◆ **CHALLENGE**
Can you set down, exactly as they appear below, the lines from the opening of the material through the one bearing "-2.46, -0.51, 1.95];", minus the pictures?

— Start of TASK MATERIAL —

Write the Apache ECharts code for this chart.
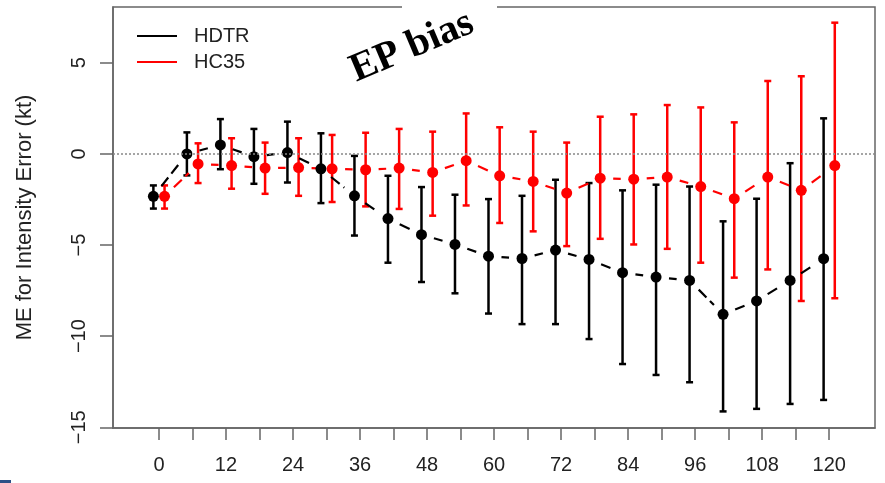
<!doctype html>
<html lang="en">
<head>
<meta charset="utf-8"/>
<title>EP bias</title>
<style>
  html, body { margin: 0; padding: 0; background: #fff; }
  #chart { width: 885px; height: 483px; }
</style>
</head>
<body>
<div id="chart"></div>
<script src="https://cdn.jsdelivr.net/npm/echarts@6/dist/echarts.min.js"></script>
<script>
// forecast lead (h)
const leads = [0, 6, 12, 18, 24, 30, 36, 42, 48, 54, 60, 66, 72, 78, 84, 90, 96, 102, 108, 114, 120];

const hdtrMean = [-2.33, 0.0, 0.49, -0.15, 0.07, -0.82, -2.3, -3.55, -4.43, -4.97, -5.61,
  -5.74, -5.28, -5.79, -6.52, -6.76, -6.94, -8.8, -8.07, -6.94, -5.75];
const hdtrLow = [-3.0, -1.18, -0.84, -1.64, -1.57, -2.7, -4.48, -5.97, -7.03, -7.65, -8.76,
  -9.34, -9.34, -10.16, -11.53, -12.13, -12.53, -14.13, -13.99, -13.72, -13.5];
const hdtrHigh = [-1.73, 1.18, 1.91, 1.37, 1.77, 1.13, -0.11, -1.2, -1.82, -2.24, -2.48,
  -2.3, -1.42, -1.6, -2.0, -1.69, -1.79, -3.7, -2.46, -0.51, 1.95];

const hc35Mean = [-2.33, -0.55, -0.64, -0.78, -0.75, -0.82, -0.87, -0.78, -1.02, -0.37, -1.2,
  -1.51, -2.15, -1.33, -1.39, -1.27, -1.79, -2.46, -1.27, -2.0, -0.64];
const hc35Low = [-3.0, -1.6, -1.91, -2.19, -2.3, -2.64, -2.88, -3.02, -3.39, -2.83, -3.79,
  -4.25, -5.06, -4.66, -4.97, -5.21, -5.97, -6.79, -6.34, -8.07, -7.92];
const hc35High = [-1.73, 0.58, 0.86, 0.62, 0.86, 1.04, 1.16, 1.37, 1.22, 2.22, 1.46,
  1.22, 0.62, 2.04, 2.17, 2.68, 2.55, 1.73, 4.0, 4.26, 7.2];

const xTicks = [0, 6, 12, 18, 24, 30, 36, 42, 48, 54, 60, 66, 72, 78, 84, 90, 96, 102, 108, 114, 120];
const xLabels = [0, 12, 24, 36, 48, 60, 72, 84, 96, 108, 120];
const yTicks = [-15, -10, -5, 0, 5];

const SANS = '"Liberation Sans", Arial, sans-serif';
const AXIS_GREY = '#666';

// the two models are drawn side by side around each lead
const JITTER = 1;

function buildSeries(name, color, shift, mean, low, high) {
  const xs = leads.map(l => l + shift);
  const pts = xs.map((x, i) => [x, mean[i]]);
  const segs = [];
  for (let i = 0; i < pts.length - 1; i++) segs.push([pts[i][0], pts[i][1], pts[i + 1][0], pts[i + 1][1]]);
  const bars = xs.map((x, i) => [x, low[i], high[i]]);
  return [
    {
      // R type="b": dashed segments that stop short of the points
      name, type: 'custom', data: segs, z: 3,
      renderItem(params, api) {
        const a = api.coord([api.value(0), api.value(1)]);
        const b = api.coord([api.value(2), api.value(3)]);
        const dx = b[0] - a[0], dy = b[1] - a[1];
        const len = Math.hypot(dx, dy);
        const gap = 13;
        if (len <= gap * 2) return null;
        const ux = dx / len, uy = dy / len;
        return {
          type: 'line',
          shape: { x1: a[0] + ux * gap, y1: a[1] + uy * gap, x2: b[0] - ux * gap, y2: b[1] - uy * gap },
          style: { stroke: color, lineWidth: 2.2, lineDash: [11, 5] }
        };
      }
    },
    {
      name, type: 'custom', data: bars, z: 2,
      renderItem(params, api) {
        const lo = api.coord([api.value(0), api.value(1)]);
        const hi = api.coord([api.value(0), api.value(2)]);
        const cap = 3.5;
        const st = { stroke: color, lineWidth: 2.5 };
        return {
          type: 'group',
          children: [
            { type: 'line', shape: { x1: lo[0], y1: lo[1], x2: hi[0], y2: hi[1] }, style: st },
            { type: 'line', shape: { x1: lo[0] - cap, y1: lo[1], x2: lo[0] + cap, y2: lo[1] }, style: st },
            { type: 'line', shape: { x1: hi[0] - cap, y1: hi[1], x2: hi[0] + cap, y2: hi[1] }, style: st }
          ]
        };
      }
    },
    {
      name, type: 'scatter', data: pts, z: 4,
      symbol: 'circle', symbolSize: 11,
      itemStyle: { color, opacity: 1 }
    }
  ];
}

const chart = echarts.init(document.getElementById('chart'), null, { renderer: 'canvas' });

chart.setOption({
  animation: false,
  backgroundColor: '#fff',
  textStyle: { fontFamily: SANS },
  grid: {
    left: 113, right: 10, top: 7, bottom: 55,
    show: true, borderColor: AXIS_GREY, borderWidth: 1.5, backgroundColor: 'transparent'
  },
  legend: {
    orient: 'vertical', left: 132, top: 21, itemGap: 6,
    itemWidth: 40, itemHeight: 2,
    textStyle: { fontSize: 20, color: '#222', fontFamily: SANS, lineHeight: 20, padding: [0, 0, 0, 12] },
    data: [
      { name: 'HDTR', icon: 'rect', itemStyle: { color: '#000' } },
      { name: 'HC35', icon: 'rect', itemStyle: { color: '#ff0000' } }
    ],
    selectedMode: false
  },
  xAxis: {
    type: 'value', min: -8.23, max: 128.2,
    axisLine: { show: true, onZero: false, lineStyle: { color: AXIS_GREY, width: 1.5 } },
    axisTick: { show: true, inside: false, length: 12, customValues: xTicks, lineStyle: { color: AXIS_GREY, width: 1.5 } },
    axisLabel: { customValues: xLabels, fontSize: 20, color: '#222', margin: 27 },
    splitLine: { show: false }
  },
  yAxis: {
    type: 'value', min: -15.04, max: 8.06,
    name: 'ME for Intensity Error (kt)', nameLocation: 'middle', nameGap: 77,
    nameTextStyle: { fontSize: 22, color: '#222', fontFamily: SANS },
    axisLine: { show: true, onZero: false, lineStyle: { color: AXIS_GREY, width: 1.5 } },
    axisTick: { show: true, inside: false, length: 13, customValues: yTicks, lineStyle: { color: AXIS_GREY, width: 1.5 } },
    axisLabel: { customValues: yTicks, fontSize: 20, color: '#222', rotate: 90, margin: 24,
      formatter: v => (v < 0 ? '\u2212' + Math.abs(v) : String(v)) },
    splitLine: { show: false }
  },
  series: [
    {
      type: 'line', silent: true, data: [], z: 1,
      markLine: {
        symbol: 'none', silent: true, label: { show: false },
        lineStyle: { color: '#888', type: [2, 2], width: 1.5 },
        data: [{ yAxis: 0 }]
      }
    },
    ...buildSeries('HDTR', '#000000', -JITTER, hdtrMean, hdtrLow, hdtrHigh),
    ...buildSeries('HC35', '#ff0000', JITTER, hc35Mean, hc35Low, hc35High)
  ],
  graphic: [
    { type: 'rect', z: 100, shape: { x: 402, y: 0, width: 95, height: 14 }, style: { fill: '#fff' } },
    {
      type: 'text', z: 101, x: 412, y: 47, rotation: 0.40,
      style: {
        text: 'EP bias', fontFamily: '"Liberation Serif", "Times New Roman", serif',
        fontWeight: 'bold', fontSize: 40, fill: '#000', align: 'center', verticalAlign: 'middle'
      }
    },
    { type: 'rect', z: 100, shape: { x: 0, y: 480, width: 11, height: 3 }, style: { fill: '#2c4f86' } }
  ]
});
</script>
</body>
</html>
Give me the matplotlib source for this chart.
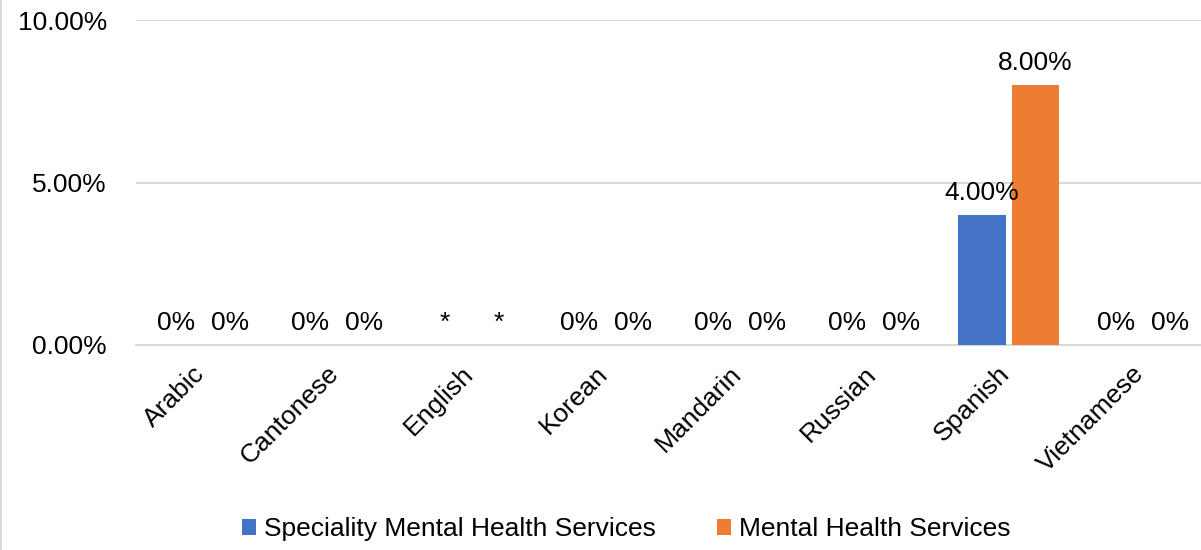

— End of TASK MATERIAL —

◆ **SOLUTION TO THIS TASK**
Write the Apache ECharts code for this chart.
<!doctype html>
<html lang="en">
<head>
<meta charset="utf-8"/>
<title>EP bias</title>
<style>
  html, body { margin: 0; padding: 0; background: #fff; }
  #chart { width: 885px; height: 483px; }
</style>
</head>
<body>
<div id="chart"></div>
<script src="https://cdn.jsdelivr.net/npm/echarts@6/dist/echarts.min.js"></script>
<script>
// forecast lead (h)
const leads = [0, 6, 12, 18, 24, 30, 36, 42, 48, 54, 60, 66, 72, 78, 84, 90, 96, 102, 108, 114, 120];

const hdtrMean = [-2.33, 0.0, 0.49, -0.15, 0.07, -0.82, -2.3, -3.55, -4.43, -4.97, -5.61,
  -5.74, -5.28, -5.79, -6.52, -6.76, -6.94, -8.8, -8.07, -6.94, -5.75];
const hdtrLow = [-3.0, -1.18, -0.84, -1.64, -1.57, -2.7, -4.48, -5.97, -7.03, -7.65, -8.76,
  -9.34, -9.34, -10.16, -11.53, -12.13, -12.53, -14.13, -13.99, -13.72, -13.5];
const hdtrHigh = [-1.73, 1.18, 1.91, 1.37, 1.77, 1.13, -0.11, -1.2, -1.82, -2.24, -2.48,
  -2.3, -1.42, -1.6, -2.0, -1.69, -1.79, -3.7, -2.46, -0.51, 1.95];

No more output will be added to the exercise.